▶ _The exercise_
Your job is to retype all of the data word for word, leaving every image out.
── Recorded data ──
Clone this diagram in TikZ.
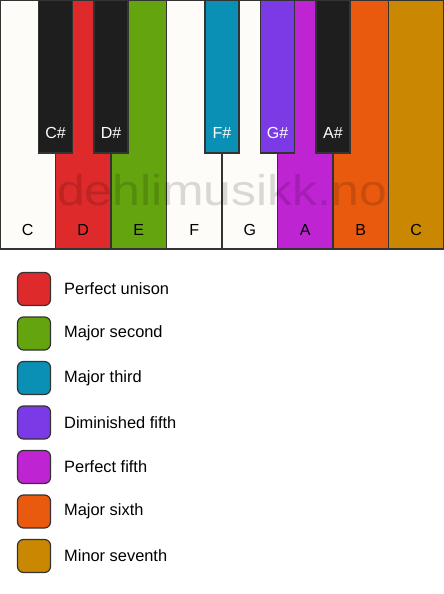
\documentclass[tikz,border=0pt]{standalone}
\usepackage{fontspec}
\setmainfont{Liberation Sans}
\usepackage{xcolor}
\usetikzlibrary{positioning}
\definecolor{keywhite}{HTML}{FDFCF9}
\definecolor{keyblack}{HTML}{1E1E1E}
\definecolor{keyline}{HTML}{333333}
\definecolor{unison}{HTML}{DE2A2A}
\definecolor{second}{HTML}{64A40E}
\definecolor{third}{HTML}{0A90B4}
\definecolor{dimfifth}{HTML}{7C3AE6}
\definecolor{fifth}{HTML}{BF24D3}
\definecolor{sixth}{HTML}{EA5A0E}
\definecolor{seventh}{HTML}{C98702}
\tikzset{white key/.style={draw=keyline,fill=keywhite,line width=1.2pt,minimum width=55.5pt,minimum height=249pt,inner sep=0pt,outer sep=0pt,anchor=north west},
black key/.style={draw=keyline,fill=keyblack,line width=1.2pt,minimum width=34pt,minimum height=153pt,inner sep=0pt,outer sep=0pt,anchor=north},
key label/.style={font=\fontsize{16}{19}\selectfont,inner sep=0pt,anchor=base},
swatch/.style={draw=keyline,line width=1.2pt,rounded corners=6pt,minimum size=33pt,inner sep=0pt,outer sep=0pt},
legend text/.style={font=\fontsize{16.4}{19}\selectfont,inner sep=0pt,anchor=west},}

\begin{document}
\begin{tikzpicture}[x=1pt,y=1pt]
    \useasboundingbox[fill=white] (0,0) rectangle (444,-594);

    % white keys
    \node[white key] (c) at (0,0) {};
    \node[white key,fill=unison] (d) at (55.5,0) {};
    \node[white key,fill=second] (e) at (111,0) {};
    \node[white key] (f) at (166.5,0) {};
    \node[white key] (g) at (222,0) {};
    \node[white key,fill=fifth] (a) at (277.5,0) {};
    \node[white key,fill=sixth] (b) at (333,0) {};
    \node[white key,fill=seventh] (c2) at (388.5,0) {};

    \node[key label] (lc) at ([yshift=13.5pt]c.south) {C};
    \node[key label] (ld) at ([yshift=13.5pt]d.south) {D};
    \node[key label] (le) at ([yshift=13.5pt]e.south) {E};
    \node[key label] (lf) at ([yshift=13.5pt]f.south) {F};
    \node[key label] (lg) at ([yshift=13.5pt]g.south) {G};
    \node[key label] (la) at ([yshift=13.5pt]a.south) {A};
    \node[key label] (lb) at ([yshift=13.5pt]b.south) {B};
    \node[key label] (lc2) at ([yshift=13.5pt]c2.south) {C};

    % watermark
    \node[inner sep=0pt,anchor=base,text=black,text opacity=0.14,xscale=1.16,font=\fontsize{43}{50}\selectfont] (mark) at (222,-205) {dehlimusikk.no};

    % black keys
    \node[black key] (cs) at (c.north east) {};
    \node[black key] (ds) at (d.north east) {};
    \node[black key,fill=third] (fs) at (f.north east) {};
    \node[black key,fill=dimfifth] (gs) at (g.north east) {};
    \node[black key] (as) at (a.north east) {};

    \node[key label,text=white] (lcs) at ([yshift=14.5pt]cs.south) {C\#};
    \node[key label,text=white] (lds) at ([yshift=14.5pt]ds.south) {D\#};
    \node[key label,text=white] (lfs) at ([yshift=14.5pt]fs.south) {F\#};
    \node[key label,text=white] (lgs) at ([yshift=14.5pt]gs.south) {G\#};
    \node[key label,text=white] (las) at ([yshift=14.5pt]as.south) {A\#};

    % legend
    \node[swatch,fill=unison] (s1) at (34,-289) {};
    \node[swatch,fill=second] (s2) [below=11.5pt of s1] {};
    \node[swatch,fill=third] (s3) [below=11.5pt of s2] {};
    \node[swatch,fill=dimfifth] (s4) [below=11.5pt of s3] {};
    \node[swatch,fill=fifth] (s5) [below=11.5pt of s4] {};
    \node[swatch,fill=sixth] (s6) [below=11.5pt of s5] {};
    \node[swatch,fill=seventh] (s7) [below=11.5pt of s6] {};

    \node[legend text] (t1) [right=13.5pt of s1] {Perfect unison};
    \node[legend text] (t2) [right=13.5pt of s2] {Major second};
    \node[legend text] (t3) [right=13.5pt of s3] {Major third};
    \node[legend text] (t4) [right=13.5pt of s4] {Diminished fifth};
    \node[legend text] (t5) [right=13.5pt of s5] {Perfect fifth};
    \node[legend text] (t6) [right=13.5pt of s6] {Major sixth};
    \node[legend text] (t7) [right=13.5pt of s7] {Minor seventh};
\end{tikzpicture}
\end{document}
───
▶ _Finished answer_
Clone this diagram in TikZ.
\documentclass[tikz,border=0pt]{standalone}
\usepackage{fontspec}
\setmainfont{Liberation Sans}
\usepackage{xcolor}
\usetikzlibrary{positioning}
\definecolor{keywhite}{HTML}{FDFCF9}
\definecolor{keyblack}{HTML}{1E1E1E}
\definecolor{keyline}{HTML}{333333}
\definecolor{unison}{HTML}{DE2A2A}
\definecolor{second}{HTML}{64A40E}
\definecolor{third}{HTML}{0A90B4}
\definecolor{dimfifth}{HTML}{7C3AE6}
\definecolor{fifth}{HTML}{BF24D3}
\definecolor{sixth}{HTML}{EA5A0E}
\definecolor{seventh}{HTML}{C98702}
\tikzset{white key/.style={draw=keyline,fill=keywhite,line width=1.2pt,minimum width=55.5pt,minimum height=249pt,inner sep=0pt,outer sep=0pt,anchor=north west},
black key/.style={draw=keyline,fill=keyblack,line width=1.2pt,minimum width=34pt,minimum height=153pt,inner sep=0pt,outer sep=0pt,anchor=north},
key label/.style={font=\fontsize{16}{19}\selectfont,inner sep=0pt,anchor=base},
swatch/.style={draw=keyline,line width=1.2pt,rounded corners=6pt,minimum size=33pt,inner sep=0pt,outer sep=0pt},
legend text/.style={font=\fontsize{16.4}{19}\selectfont,inner sep=0pt,anchor=west},}

\begin{document}
\begin{tikzpicture}[x=1pt,y=1pt]
    \useasboundingbox[fill=white] (0,0) rectangle (444,-594);

    % white keys
    \node[white key] (c) at (0,0) {};
    \node[white key,fill=unison] (d) at (55.5,0) {};
    \node[white key,fill=second] (e) at (111,0) {};
    \node[white key] (f) at (166.5,0) {};
    \node[white key] (g) at (222,0) {};
    \node[white key,fill=fifth] (a) at (277.5,0) {};
    \node[white key,fill=sixth] (b) at (333,0) {};
    \node[white key,fill=seventh] (c2) at (388.5,0) {};

    \node[key label] (lc) at ([yshift=13.5pt]c.south) {C};
    \node[key label] (ld) at ([yshift=13.5pt]d.south) {D};
    \node[key label] (le) at ([yshift=13.5pt]e.south) {E};
    \node[key label] (lf) at ([yshift=13.5pt]f.south) {F};
    \node[key label] (lg) at ([yshift=13.5pt]g.south) {G};
    \node[key label] (la) at ([yshift=13.5pt]a.south) {A};
    \node[key label] (lb) at ([yshift=13.5pt]b.south) {B};
    \node[key label] (lc2) at ([yshift=13.5pt]c2.south) {C};

    % watermark
    \node[inner sep=0pt,anchor=base,text=black,text opacity=0.14,xscale=1.16,font=\fontsize{43}{50}\selectfont] (mark) at (222,-205) {dehlimusikk.no};

    % black keys
    \node[black key] (cs) at (c.north east) {};
    \node[black key] (ds) at (d.north east) {};
    \node[black key,fill=third] (fs) at (f.north east) {};
    \node[black key,fill=dimfifth] (gs) at (g.north east) {};
    \node[black key] (as) at (a.north east) {};

    \node[key label,text=white] (lcs) at ([yshift=14.5pt]cs.south) {C\#};
    \node[key label,text=white] (lds) at ([yshift=14.5pt]ds.south) {D\#};
    \node[key label,text=white] (lfs) at ([yshift=14.5pt]fs.south) {F\#};
    \node[key label,text=white] (lgs) at ([yshift=14.5pt]gs.south) {G\#};
    \node[key label,text=white] (las) at ([yshift=14.5pt]as.south) {A\#};

    % legend
    \node[swatch,fill=unison] (s1) at (34,-289) {};
    \node[swatch,fill=second] (s2) [below=11.5pt of s1] {};
    \node[swatch,fill=third] (s3) [below=11.5pt of s2] {};
    \node[swatch,fill=dimfifth] (s4) [below=11.5pt of s3] {};
    \node[swatch,fill=fifth] (s5) [below=11.5pt of s4] {};
    \node[swatch,fill=sixth] (s6) [below=11.5pt of s5] {};
    \node[swatch,fill=seventh] (s7) [below=11.5pt of s6] {};

    \node[legend text] (t1) [right=13.5pt of s1] {Perfect unison};
    \node[legend text] (t2) [right=13.5pt of s2] {Major second};
    \node[legend text] (t3) [right=13.5pt of s3] {Major third};
    \node[legend text] (t4) [right=13.5pt of s4] {Diminished fifth};
    \node[legend text] (t5) [right=13.5pt of s5] {Perfect fifth};
    \node[legend text] (t6) [right=13.5pt of s6] {Major sixth};
    \node[legend text] (t7) [right=13.5pt of s7] {Minor seventh};
\end{tikzpicture}
\end{document}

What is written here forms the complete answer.